Are there “Red Flags” at the Canada Revenue Agency (CRA)?
How not to get noticed for the wrong things, this Tax Season.
One of the most commonly asked questions of me is about being “flagged” by the Canada Revenue Agency (CRA) and how to avoid getting flagged, or, what gets your flagged.
I hate to break everyone’s bubble, however, there are no red flags!
For the majority of Canadians who file their taxes year-in, year-out, and who make remittances, make their payments, open businesses, close businesses, make money, lose money, and everything in between, your tax account is just a record of transactions, conversations and payments received and made. Even for those Canadians who should be doing the above and don’t or who fall behind and catch-up on one mass filing, their accounts have a bit more information due to CRA research, however, No flags.

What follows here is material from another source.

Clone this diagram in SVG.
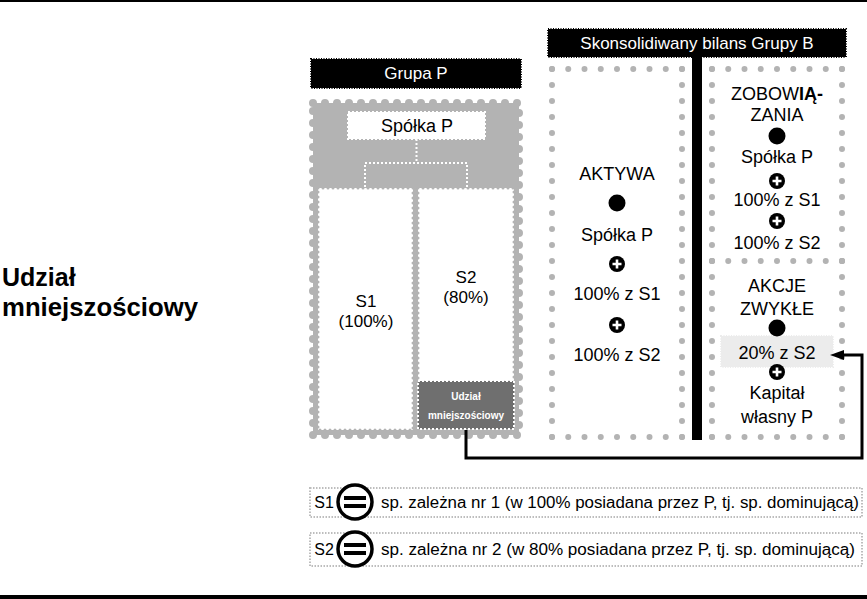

For those engaged in criminal behaviour, however, there are no “flags”, because you are being investigated criminally and whether you know it or not, the CRA knows you and is watching your activities and comparing that to what you file. Your tax account is known because it is being actively worked by someone. There are words or phrases placed in your permanent diary which tell anyone who reviews your account what you are up to, but it certainly doesn’t mean you’ve been red flagged.
So why do people talk about flags?
They’re actually talking about stuations like some described below which catch the attention of the screeners on a case-by-case basis, and could result in them being audited outside of their normal audit review period.
1) When you get your tax returns completed and filed for the year, and there are issues, possibly mistakes, which the CRA catches and in anticipation of getting the solution, have a hard time getting a hold of you.
2) You are suddenly self-employed and you are not sure what to claim, or how much you are entitled to, or you claim things or amounts different from your industry standard. The CRA compiles industry profiles which they use to assign you a “SIC Code” and they compare your returns with the Industry Standard to ensure you fall in line.
3) The dreaded “Net Worth Assessment”. If you appear to the CRA to be unable to afford the lifestyle that you are currently living in, then the CRA can, and will, issue a Net Worth Assessment and force you to prove that you are not hiding income. Yes, this can be a challenge, especially in light of the assessments being done from tax centres outside of the Greater Toronto Area who cannot fathom a million dollar house and a $75,000 income. They don’t take too kindly to the concept of being being helped by family or personal wealth. Just be warned that a tax return showing $1.00 of income for the year and an address in a wealthy neighbourhood is cause for further questioning.
4) Big changes from year-to-year. If there are major changes in your income or expenses whether personal or business-related, are going to draw the attention of the CRA. The CRA wants to make sure that you have not made a mistake, or worse, that you have bought into a tax scheme. Expect questions, so get proof ready!
There are some tax situations that are just automatically looked at closer – each the year the CRA with the help of the Department of Finance choose a sector of industry to look at in closer depth usually because something has been detected in previous years or because there is a lot of cash floating around these business, such as construction, or dentists, doctors, IT consultants…
Home office deductions for example are frequently looked into as this is often a common problem for taxpayers claiming the home office in order to use deductions without actually utilizing their home as their office.
Even if you honestly never ever use your company vehicle for personal use, it will take some hard doing to prove to the CRA that this is true. Just driving back and forth to work in the business vehicle is classed as personal use. Your best protection here is to keep very detailed records concerning the business vehicles.
6) Renting for income: Do not assume that rental losses are going to be accepted at face value by the CRA. While the CRA will give you some grace time to start generating a profit from your rental business, it will still be watched with a close eye based on your industry, location and address(es).
7) Who prepares your return matters!
The CRA is starting to follow the IRS and taking a long hard look at tax accountants and tax preparers to see if there is a pattern among certain firms / indivuduals who either claim deductions they are not allowed to claim on your behalf, or who are missing certain expenses or deductions. The CRA’s hope here is to weed out the bad apples, and educate the current crop to ensure they take advantage of the deductions and tax credits available to each client.
Should be a valuable change to the Canadian tax filing scheme.
But at the end of the day, doing it right, and on time, is the best way to stay out of the CRA’s bad books.